Repeat the listing exactly as given, omitting every image.

┌──

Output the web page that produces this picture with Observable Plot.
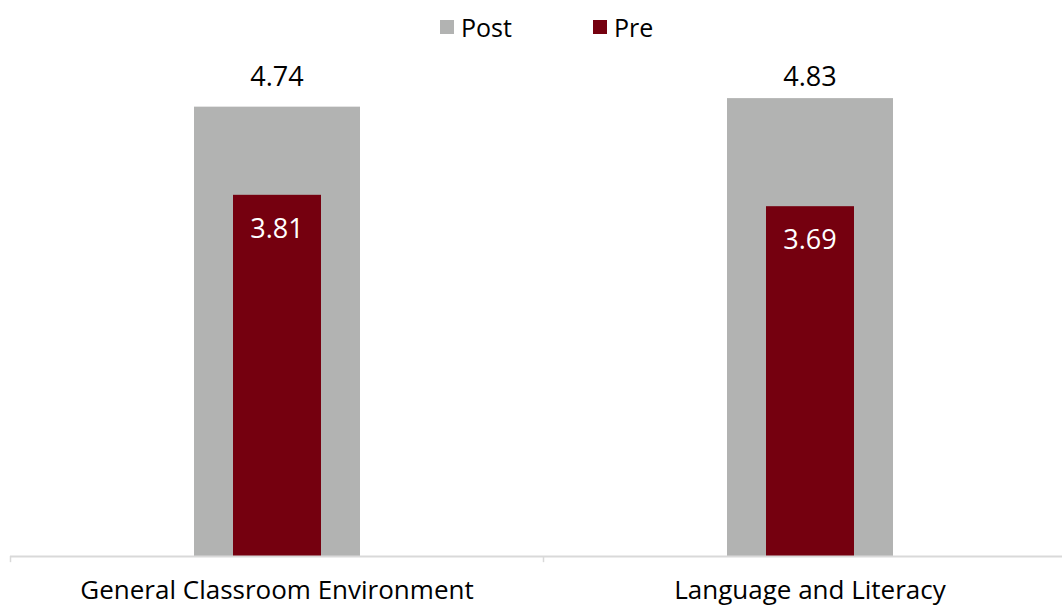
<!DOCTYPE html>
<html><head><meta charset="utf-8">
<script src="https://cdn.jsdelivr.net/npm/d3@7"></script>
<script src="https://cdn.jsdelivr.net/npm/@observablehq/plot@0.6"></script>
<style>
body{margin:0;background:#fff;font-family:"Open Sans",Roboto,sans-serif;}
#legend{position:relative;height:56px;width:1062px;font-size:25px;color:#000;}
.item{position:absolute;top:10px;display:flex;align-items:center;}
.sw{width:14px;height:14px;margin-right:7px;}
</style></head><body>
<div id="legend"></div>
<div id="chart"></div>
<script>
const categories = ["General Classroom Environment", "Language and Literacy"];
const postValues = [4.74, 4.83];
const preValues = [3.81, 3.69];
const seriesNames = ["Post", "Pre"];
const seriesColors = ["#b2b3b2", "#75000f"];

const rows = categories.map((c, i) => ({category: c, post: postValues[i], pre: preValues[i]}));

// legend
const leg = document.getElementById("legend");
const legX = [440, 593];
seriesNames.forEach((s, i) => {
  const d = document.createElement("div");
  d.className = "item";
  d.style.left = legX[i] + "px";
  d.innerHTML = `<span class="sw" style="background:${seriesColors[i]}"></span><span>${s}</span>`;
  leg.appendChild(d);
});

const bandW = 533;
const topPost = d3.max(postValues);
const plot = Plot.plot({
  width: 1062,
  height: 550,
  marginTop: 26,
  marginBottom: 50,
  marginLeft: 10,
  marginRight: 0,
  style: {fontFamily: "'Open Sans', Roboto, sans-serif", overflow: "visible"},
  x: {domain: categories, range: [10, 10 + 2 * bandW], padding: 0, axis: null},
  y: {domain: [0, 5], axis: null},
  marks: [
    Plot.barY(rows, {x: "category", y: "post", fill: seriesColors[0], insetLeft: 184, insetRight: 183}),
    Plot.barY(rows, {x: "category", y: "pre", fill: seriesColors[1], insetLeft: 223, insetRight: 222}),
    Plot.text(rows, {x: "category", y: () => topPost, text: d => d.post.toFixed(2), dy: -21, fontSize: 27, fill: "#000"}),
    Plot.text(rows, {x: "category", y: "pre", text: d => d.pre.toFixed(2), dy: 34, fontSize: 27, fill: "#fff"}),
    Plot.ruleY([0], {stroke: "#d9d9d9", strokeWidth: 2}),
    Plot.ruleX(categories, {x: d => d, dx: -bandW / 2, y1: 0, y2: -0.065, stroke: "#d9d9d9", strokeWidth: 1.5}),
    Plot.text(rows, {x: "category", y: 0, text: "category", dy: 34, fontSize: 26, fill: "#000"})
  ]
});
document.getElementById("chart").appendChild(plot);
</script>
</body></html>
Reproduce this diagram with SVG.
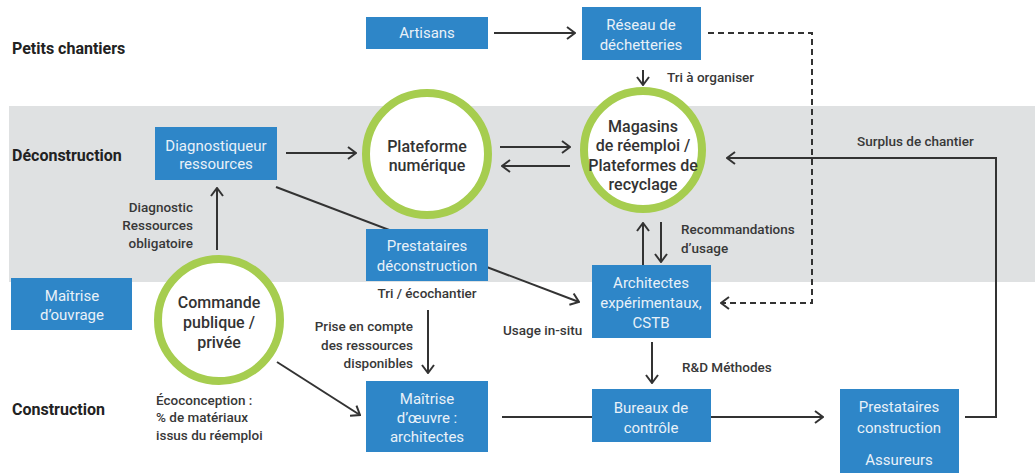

└──

_Response for this exercise_:
Output the web page that produces this picture with Observable Plot.
<!DOCTYPE html>
<html><head><meta charset="utf-8">
<script src="https://cdn.jsdelivr.net/npm/d3@7"></script>
<script src="https://cdn.jsdelivr.net/npm/@observablehq/plot@0.6"></script>
<style>
body{margin:0;background:#fff;font-family:"Open Sans",Roboto,sans-serif;}
#legend{position:relative;height:56px;width:1062px;font-size:25px;color:#000;}
.item{position:absolute;top:10px;display:flex;align-items:center;}
.sw{width:14px;height:14px;margin-right:7px;}
</style></head><body>
<div id="legend"></div>
<div id="chart"></div>
<script>
const categories = ["General Classroom Environment", "Language and Literacy"];
const postValues = [4.74, 4.83];
const preValues = [3.81, 3.69];
const seriesNames = ["Post", "Pre"];
const seriesColors = ["#b2b3b2", "#75000f"];

const rows = categories.map((c, i) => ({category: c, post: postValues[i], pre: preValues[i]}));

// legend
const leg = document.getElementById("legend");
const legX = [440, 593];
seriesNames.forEach((s, i) => {
  const d = document.createElement("div");
  d.className = "item";
  d.style.left = legX[i] + "px";
  d.innerHTML = `<span class="sw" style="background:${seriesColors[i]}"></span><span>${s}</span>`;
  leg.appendChild(d);
});

const bandW = 533;
const topPost = d3.max(postValues);
const plot = Plot.plot({
  width: 1062,
  height: 550,
  marginTop: 26,
  marginBottom: 50,
  marginLeft: 10,
  marginRight: 0,
  style: {fontFamily: "'Open Sans', Roboto, sans-serif", overflow: "visible"},
  x: {domain: categories, range: [10, 10 + 2 * bandW], padding: 0, axis: null},
  y: {domain: [0, 5], axis: null},
  marks: [
    Plot.barY(rows, {x: "category", y: "post", fill: seriesColors[0], insetLeft: 184, insetRight: 183}),
    Plot.barY(rows, {x: "category", y: "pre", fill: seriesColors[1], insetLeft: 223, insetRight: 222}),
    Plot.text(rows, {x: "category", y: () => topPost, text: d => d.post.toFixed(2), dy: -21, fontSize: 27, fill: "#000"}),
    Plot.text(rows, {x: "category", y: "pre", text: d => d.pre.toFixed(2), dy: 34, fontSize: 27, fill: "#fff"}),
    Plot.ruleY([0], {stroke: "#d9d9d9", strokeWidth: 2}),
    Plot.ruleX(categories, {x: d => d, dx: -bandW / 2, y1: 0, y2: -0.065, stroke: "#d9d9d9", strokeWidth: 1.5}),
    Plot.text(rows, {x: "category", y: 0, text: "category", dy: 34, fontSize: 26, fill: "#000"})
  ]
});
document.getElementById("chart").appendChild(plot);
</script>
</body></html>
Reproduce this diagram with SVG.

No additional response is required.